Ingredients
The following ingredients have 12 Servings
- 1/4 cup (60 ml) oil ((vegatable or canola))
- 1/3 cup (80 ml) evaporated milk
- 1 cup (200 g) granulated sugar
- 1/2 cup + 2 tablespoons (60 g) unsweetened cocoa powder
- 1 teaspoon instant espresso coffee ((optional))
- 1 teaspoon (5 ml) pure vanilla extract
- 1 cup (140 g) all-purpose flour
- 2 teaspoons baking powder
- 1/2 teaspoon salt
- 1/2 cup (60 g) powdered sugar ((for coating the cookies))
Instruction
- In a medium bowl, whisk together oil, evaporated milk, sugar, cocoa, instant coffee (if using), and vanilla until the sugar is dissolved and everything is well combined.

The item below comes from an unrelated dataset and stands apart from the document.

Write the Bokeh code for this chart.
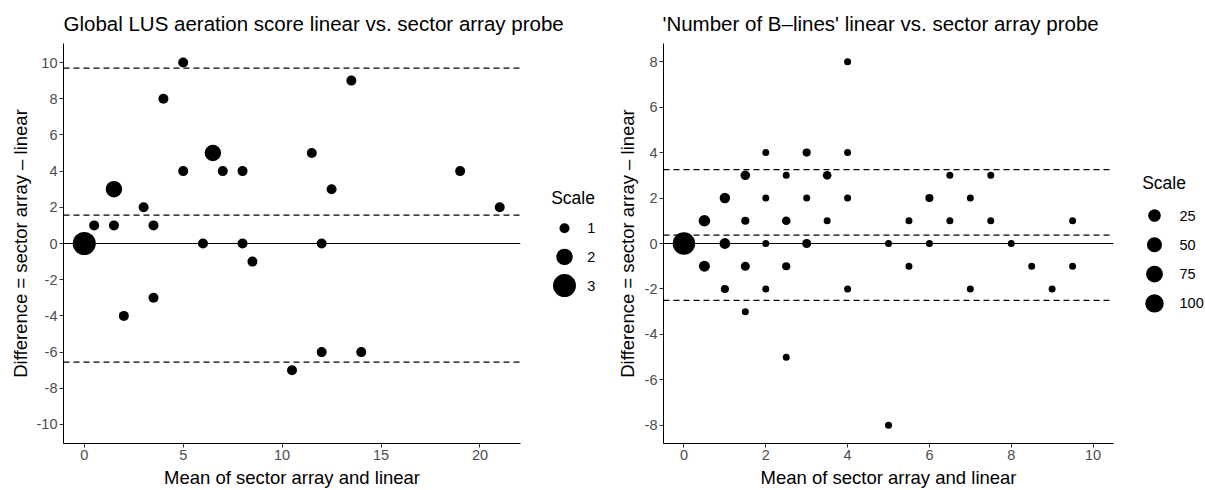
import math
from bokeh.plotting import figure
from bokeh.layouts import row, column
from bokeh.models import Range1d, Span, FixedTicker, CustomJSTickFormatter, ColumnDataSource
from bokeh.core.properties import value
from bokeh.embed import file_html
from bokeh.resources import INLINE

# ---------------- data ----------------
left_title = "Global LUS aeration score linear vs. sector array probe"
right_title = "'Number of B\u2013lines' linear vs. sector array probe"
x_label = "Mean of sector array and linear"
y_label = "Difference = sector array \u2013 linear"
legend_title = "Scale"

left_mean = [0, 0.5, 1.5, 1.5, 2, 3, 3.5, 3.5, 4, 5, 5, 6, 6.5, 7, 8, 8, 8.5,
             10.5, 11.5, 12, 12, 12.5, 13.5, 14, 19, 21]
left_diff = [0, 1, 3, 1, -4, 2, 1, -3, 8, 10, 4, 0, 5, 4, 4, 0, -1,
             -7, 5, 0, -6, 3, 9, -6, 4, 2]
left_scale = [3, 1, 2, 1, 1, 1, 1, 1, 1, 1, 1, 1, 2, 1, 1, 1, 1,
              1, 1, 1, 1, 1, 1, 1, 1, 1]
left_limits = [9.69, 1.57, -6.55]          # upper LoA, bias, lower LoA
left_breaks = [1, 2, 3]
left_xticks = [0, 5, 10, 15, 20]
left_yticks = [-10, -8, -6, -4, -2, 0, 2, 4, 6, 8, 10]
left_xrange = (-1.05, 22.05)
left_yrange = (-11.05, 11.05)

right_mean = [0, 0.5, 0.5, 1, 1, 1, 1.5, 1.5, 1.5, 1.5, 2, 2, 2, 2,
              2.5, 2.5, 2.5, 2.5, 3, 3, 3, 3.5, 3.5, 4, 4, 4, 4,
              5, 5, 5.5, 5.5, 6, 6, 6.5, 6.5, 7, 7, 7.5, 7.5, 8, 8.5, 9, 9.5, 9.5]
right_diff = [0, 1, -1, 2, 0, -2, 3, 1, -1, -3, 4, 2, 0, -2,
              3, 1, -1, -5, 4, 2, 0, 3, 1, 8, 4, 2, -2,
              0, -8, 1, -1, 2, 0, 3, 1, 2, -2, 3, 1, 0, -1, -2, 1, -1]
right_count = [180, 17, 13, 10, 12, 2, 6, 2, 4, 1, 1, 1, 1, 1,
               1, 3, 2, 1, 2, 1, 4, 3, 1, 1, 1, 1, 1,
               1, 1, 1, 1, 2, 1, 1, 1, 1, 1, 1, 1, 1, 1, 1, 1, 1]
right_limits = [3.25, 0.37, -2.5]
right_breaks = [25, 50, 75, 100]
right_xticks = [0, 2, 4, 6, 8, 10]
right_yticks = [-8, -6, -4, -2, 0, 2, 4, 6, 8]
right_xrange = (-0.5, 10.5)
right_yrange = (-8.8, 8.8)

# ---------------- style ----------------
FONT = "Liberation Sans"
TITLE_H = 43     # title strip height (frame top at y=43)
H = 447          # plot / legend height
BOTTOM = 47
FRAME_H = H - BOTTOM


def left_size(s):
    return 3.5 + 6.5 * s


def right_size(c):
    return 7 + 1.15 * math.sqrt(max(c - 1, 0))


def style_axis(ax, ticks, label, label_standoff):
    ax.ticker = FixedTicker(ticks=ticks, minor_ticks=[])
    ax.formatter = CustomJSTickFormatter(code="return String(tick)")
    ax.axis_label = label
    ax.axis_line_color = "black"
    ax.axis_line_width = 1
    ax.major_tick_line_color = "#333333"
    ax.major_tick_in = 0
    ax.major_tick_out = 4
    ax.minor_tick_line_color = None
    ax.major_label_text_font = FONT
    ax.major_label_text_font_size = "14.5px"
    ax.major_label_text_color = "#4d4d4d"
    ax.major_label_standoff = 2
    ax.axis_label_text_font = FONT
    ax.axis_label_text_font_size = "18.5px"
    ax.axis_label_text_font_style = "normal"
    ax.axis_label_text_color = "black"
    ax.axis_label_standoff = label_standoff


def make_plot(xs, ys, sizes, limits, xticks, yticks, xr, yr, frame_w, ylab_standoff):
    p = figure(width=63 + frame_w + 10, height=H,
               x_range=Range1d(*xr), y_range=Range1d(*yr),
               output_backend="svg", toolbar_location=None,
               min_border_left=63, min_border_right=10,
               min_border_top=0, min_border_bottom=BOTTOM)
    p.xgrid.visible = False
    p.ygrid.visible = False
    p.outline_line_color = None
    style_axis(p.xaxis[0], xticks, x_label, 4)
    style_axis(p.yaxis[0], yticks, y_label, ylab_standoff)
    p.add_layout(Span(location=0, dimension="width", line_color="black",
                      line_width=1.2, level="underlay"))
    for v in limits:
        p.add_layout(Span(location=v, dimension="width", line_color="black",
                          line_width=1.3, line_dash="6 4", level="underlay"))
    src = ColumnDataSource(dict(x=xs, y=ys, s=sizes))
    p.scatter("x", "y", size="s", source=src, fill_color="black", line_color=None)
    return p


def make_title(text, width, x0):
    t = figure(width=width, height=TITLE_H, x_range=Range1d(0, width),
               y_range=Range1d(TITLE_H, 0), x_axis_type=None, y_axis_type=None,
               output_backend="svg", toolbar_location=None, min_border=0)
    t.outline_line_color = None
    t.text(x=[x0], y=[23], text=[text], text_font=value(FONT),
           text_font_size="20.5px", text_baseline="middle", text_align="left",
           text_color="black")
    return t


def make_legend(breaks, sizes, width, title_x, title_mid, key0, step, dot_x, lab_x):
    # legend frame is aligned with the plot frame (page y 43..443); map data y = page y
    lg = figure(width=width, height=H, x_range=Range1d(0, width),
                y_range=Range1d(TITLE_H + FRAME_H, TITLE_H),
                x_axis_type=None, y_axis_type=None,
                output_backend="svg", toolbar_location=None,
                min_border_left=0, min_border_right=0,
                min_border_top=0, min_border_bottom=BOTTOM)
    lg.outline_line_color = None
    lg.text(x=[title_x], y=[title_mid], text=[legend_title],
            text_font=value(FONT), text_font_size="17.5px",
            text_baseline="middle", text_align="left", text_color="black")
    ky = [key0 + i * step for i in range(len(breaks))]
    lg.scatter(x=[dot_x] * len(breaks), y=ky, size=sizes,
               fill_color="black", line_color=None)
    lg.text(x=[lab_x] * len(breaks), y=ky, text=[str(b) for b in breaks],
            text_font=value(FONT), text_font_size="14.5px",
            text_baseline="middle", text_align="left", text_color="black")
    return lg


# ---------------- left panel ----------------
pL = make_plot(left_mean, left_diff, [left_size(s) for s in left_scale], left_limits,
               left_xticks, left_yticks, left_xrange, left_yrange, 457, 3)
lL = make_legend(left_breaks, [left_size(b) for b in left_breaks], 70,
                 20.7, 197.5, 227.7, 28.7, 34, 56.7)
tL = make_title(left_title, 530 + 70, 63)

# ---------------- right panel ----------------
pR = make_plot(right_mean, right_diff, [right_size(c) for c in right_count], right_limits,
               right_xticks, right_yticks, right_xrange, right_yrange, 450, 4)
lR = make_legend(right_breaks, [right_size(b) for b in right_breaks], 82,
                 18.7, 182, 215, 29.3, 31, 56)
tR = make_title(right_title, 523 + 82, 62)

layout = row(column(tL, row(pL, lL)), column(tR, row(pR, lR)))

open("out.html", "w").write(file_html(layout, INLINE))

- In a separate bowl, combine flour, baking powder, and salt.
- Add the flour mixture to the milk mixture and stir to combine.
- Cover the dough with plastic wrap and refrigerate for at least 4 hours and up 2 days.
- Preheat oven to 350º F (180º C). Line a baking sheet with parchment paper.
- Roll the dough into 1-inch balls (about 1.5 tablespoons) and coat each ball generously in powdered sugar. Place 2 inches apart on the baking sheet.
- Bake for 8 - 10 minutes. Let cool slightly before transferring the cookies to a cooling rack to finish cooling.